We have a new prime minister and a new (returning) health secretary – but what will that mean for the NHS? Public health directors are warning about the potential effects of spending cuts, and Steve Barclay will have his work cut out dealing with the disruption from proposed strikes by emergency call handlers, ambulance workers and senior doctors. In more encouraging news, a programme called Our Future Health is seeking for participants to share health and genetic data to create a repository of information that could lead to earlier diagnosis and prevention.
Unison, the biggest health union, is balloting 350,000 NHS staff – including porters, nurses, paramedics and cleaners – on whether to take strike action over pay.
Along with 13 other health unions, Unison has asked for an above-inflation rise for staff. The GMB union is also balloting 7,000 ambulance workers over strike action. If a majority vote for industrial action, GMB has said, the strikes will take place before Christmas. On Monday, BT and Openreach staff, who include 999 operators, will embark upon another day of industrial action.
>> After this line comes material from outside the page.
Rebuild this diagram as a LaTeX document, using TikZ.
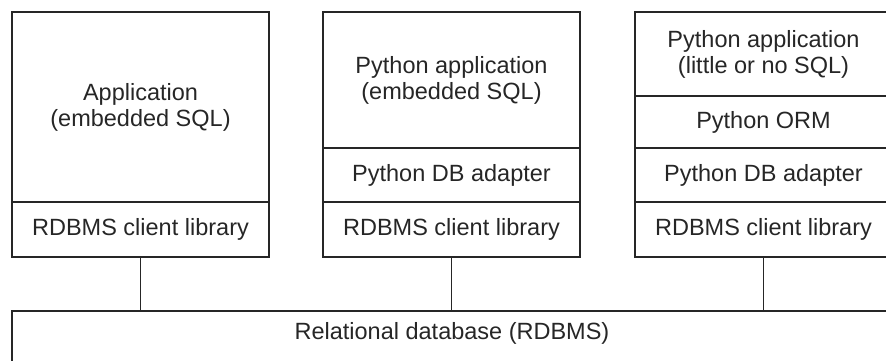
\documentclass[tikz,border=0pt]{standalone}
\usepackage{fontspec}
\setmainfont{Liberation Sans}
\usetikzlibrary{positioning}

\tikzset{
  layer/.style={draw=black!85, line width=1.1pt, minimum width=257pt, inner sep=0pt,
    outer sep=0pt, align=center, text=black!85, font=\fontsize{23.5}{26}\selectfont},
  wire/.style={draw=black!85, line width=1.1pt}
}

\begin{document}
\begin{tikzpicture}[x=1pt,y=-1pt,node distance=0pt]
\useasboundingbox (0,0) rectangle (886,360);
\clip (0,0) rectangle (886,360);
% C application
\node[layer, minimum height=190pt, anchor=north west] (capp) at (12,12) {Application\\(embedded SQL)};
\node[layer, minimum height=55pt, below=of capp] (cclient) {RDBMS client library};
% Python with embedded SQL
\node[layer, minimum height=136pt, anchor=north west] (pyapp) at (323,12) {Python application\\(embedded SQL)};
\node[layer, minimum height=54pt, below=of pyapp] (pyadapter) {Python DB adapter};
\node[layer, minimum height=55pt, below=of pyadapter] (pyclient) {RDBMS client library};
% Python with ORM
\node[layer, minimum height=84pt, anchor=north west] (ormapp) at (635,12) {Python application\\(little or no SQL)};
\node[layer, minimum height=52pt, below=of ormapp] (orm) {Python ORM};
\node[layer, minimum height=54pt, below=of orm] (ormadapter) {Python DB adapter};
\node[layer, minimum height=55pt, below=of ormadapter] (ormclient) {RDBMS client library};
% database
\node[layer, minimum width=880pt, minimum height=60pt, text height=17pt, text depth=20pt,
  anchor=north west] (rdbms) at (12,311) {Relational database (RDBMS)};
\draw[wire] (cclient.south) -- (cclient.south |- rdbms.north);
\draw[wire] (pyclient.south) -- (pyclient.south |- rdbms.north);
\draw[wire] (ormclient.south) -- (ormclient.south |- rdbms.north);
\end{tikzpicture}
\end{document}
Hospital consultants may also go on strike. Dr Vishal Sharma, the chairman of the British Medical Association’s (BMA) consultants committee, told members last week that the government had not yet engaged with the union over senior doctors’ concerns about pay. He said that if the government failed to engage with them, they would consider industrial action.
Directors of public health have told the new prime minister, Rishi Sunak, that any cuts to public health budgets will hit poorest communities the hardest.
The directors have said that any reduction in funding in the forthcoming spending announcement will have a direct impact on the lives of the most vulnerable. Public health budgets have already been cut by about a quarter since 2015/16.
Earlier this year the government promised a slight increase in the public health budget for England, but high inflation means that services will cost more, which will lead to cuts in spending.
There is a genetic link between people with African ancestry and triple negative breast cancer (TNBC), the most aggressive type of breast cancer, researchers in the US have found.
Black women diagnosed with TNBC are 28% more likely to die from it than white women with the same diagnosis, according to a study published last year in the journal JAMA Oncology. The new study, which investigated tumours from a diverse patient population, yielded a large set of genes whose expression differed in patients with African ancestry compared with patients with European ancestry.
Research by the study’s co-author, Dr Lisa Newman of Weill Cornell Medicine, has shown that TNBC is particularly common in women from countries in western sub-Saharan Africa, such as Ghana. She says the reason might be that the genetics of women from this area have been shaped over generations by battling infectious diseases such as malaria. Some of the genetic markers related to developing resistance to particular infections can also increase inflammatory responses in certain parts of the body, she said.
Our Future Health, a research programme part-funded by government, industry and charities, is calling on five million UK adults to help it create the most detailed picture ever of the nation’s health.
The project involves collecting health and genetic data and creating a long-term repository of health information. The aim is to find better ways to prevent, identify and treat illnesses like cancer and dementia early on.
Prof Sir John Bell, who chairs the programme, said the intention is to use the results to shift the focus of healthcare systems to earlier diagnosis and prevention. He said that “most diseases start many years before they become symptomatic, and it is during those initial periods that you really have the opportunity to make a difference.”
Norfolk and Norwich University Hospitals NHS Foundation Trust has introduced virtual reality (VR) films to train staff in understanding people with dementia.
Using scripted scenarios written from the perspective of a person living with dementia, the four films aim to put clinicians in the shoes of their patients, by helping to immerse them in their world.
The trust hopes that the films will help healthcare professionals gain a better understanding of the challenges patients living with dementia face when on a busy inpatient ward. The VR videos can be viewed using a VR headset on a computer, laptop or mobile phone.
The educational videos were created by Dr Jordan Tsigarides, VR lead for postgraduate education at Norfolk and Norwich, who said there was a “real challenge” for health care professionals “to truly understand why patients living with dementia act in the way that they do, why they feel disorientated, confused or distressed in certain situations.”
NHS England has approved two in three requests for trusts to bring in very senior managers and consultants on daily rates of up to £1,600.
Under rules introduced in 2019, trusts must apply for prior approval if they want to bring in someone on a temporary basis to a very senior manager or consultant role and pay them more than £750 per day. Applications are expected to set out “why an agreed rate offers value for money”.
In the six months from April this year, NHS England has approved 12 requests to pay above the threshold, with an average daily rate of nearly £1,000, and the highest being £1,600. There were 18 applications in total, meaning six were rejected.
The numbers this year represent an increase on 2021-22, when there were 11 approvals from 17 applications across the whole year.